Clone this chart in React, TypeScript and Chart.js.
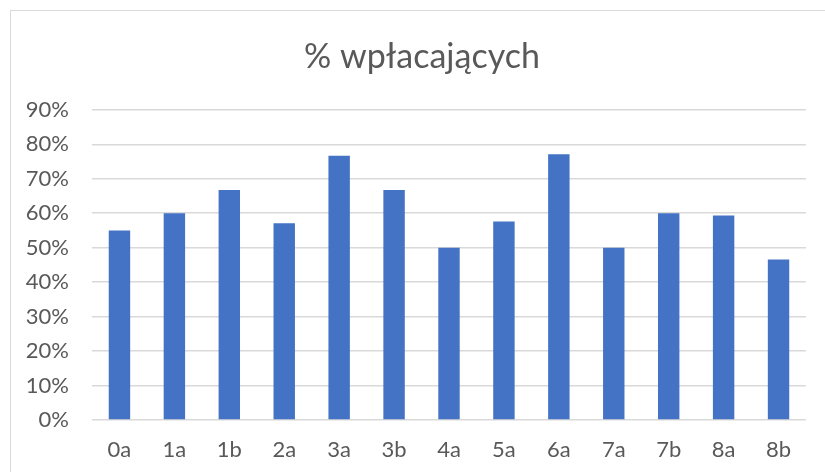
import React, { useEffect, useRef } from "react";
import { Chart, registerables } from "chart.js";

Chart.register(...registerables);

const categories = ["0a", "1a", "1b", "2a", "3a", "3b", "4a", "5a", "6a", "7a", "7b", "8a", "8b"];
const values = [55, 60, 66.7, 57.1, 76.7, 66.7, 50, 57.6, 77.1, 50, 60, 59.3, 46.6];
const yTicks = [0, 10, 20, 30, 40, 50, 60, 70, 80, 90];
const title = "% wpłacających";

export default function App() {
  const ref = useRef<HTMLCanvasElement | null>(null);

  useEffect(() => {
    if (!ref.current) return;
    const chart = new Chart(ref.current, {
      type: "bar",
      data: {
        labels: categories,
        datasets: [
          {
            data: values,
            backgroundColor: "#4472C4",
            borderWidth: 0,
            barPercentage: 0.39,
            categoryPercentage: 1,
          },
        ],
      },
      options: {
        responsive: false,
        animation: false,
        devicePixelRatio: 1,
        layout: { padding: { left: 38, right: 19, top: 0, bottom: 0 } },
        plugins: {
          legend: { display: false },
          tooltip: { enabled: false },
          title: {
            display: true,
            text: title,
            color: "#595959",
            font: { family: "Lato", size: 34, weight: "normal", lineHeight: 1.2 },
            padding: { top: 37, bottom: 32 },
          },
        },
        scales: {
          x: {
            afterFit: (scale: any) => {
              scale.height = 52;
            },
            grid: { display: false, drawTicks: false },
            border: { display: false },
            ticks: {
              color: "#595959",
              font: { family: "Lato", size: 22 },
              padding: 17,
              maxRotation: 0,
              autoSkip: false,
            },
          },
          y: {
            min: 0,
            max: 90,
            afterFit: (scale: any) => {
              scale.width = 54;
              // let the tick labels extend left of the axis box without clipping
              scale._computeLabelArea = () => undefined;
            },
            afterBuildTicks: (scale: any) => {
              scale.ticks = yTicks.map((v) => ({ value: v }));
            },
            grid: { color: "#D9D9D9", lineWidth: 1.5, drawTicks: false },
            border: { display: false },
            ticks: {
              color: "#595959",
              font: { family: "Lato", size: 22 },
              padding: 23,
              callback: (v: any) => `${v}%`,
            },
          },
        },
      },
    });
    return () => chart.destroy();
  }, []);

  return (
    <div
      style={{
        position: "absolute",
        left: 0,
        top: 0,
        width: 825,
        height: 472,
        overflow: "hidden",
        background: "#ffffff",
      }}
    >
      <div
        style={{
          position: "absolute",
          left: 10,
          top: 10,
          width: 840,
          height: 500,
          border: "1.5px solid #D9D9D9",
          boxSizing: "border-box",
        }}
      />
      <canvas
        ref={ref}
        width={825}
        height={472}
        style={{ position: "absolute", left: 0, top: 0, display: "block" }}
      />
    </div>
  );
}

****************

▸ **Directive**
Check every line for "React" and show the ones that have it.

▸ **Answer to this task**
Clone this chart in React, TypeScript and Chart.js.
import React, { useEffect, useRef } from "react";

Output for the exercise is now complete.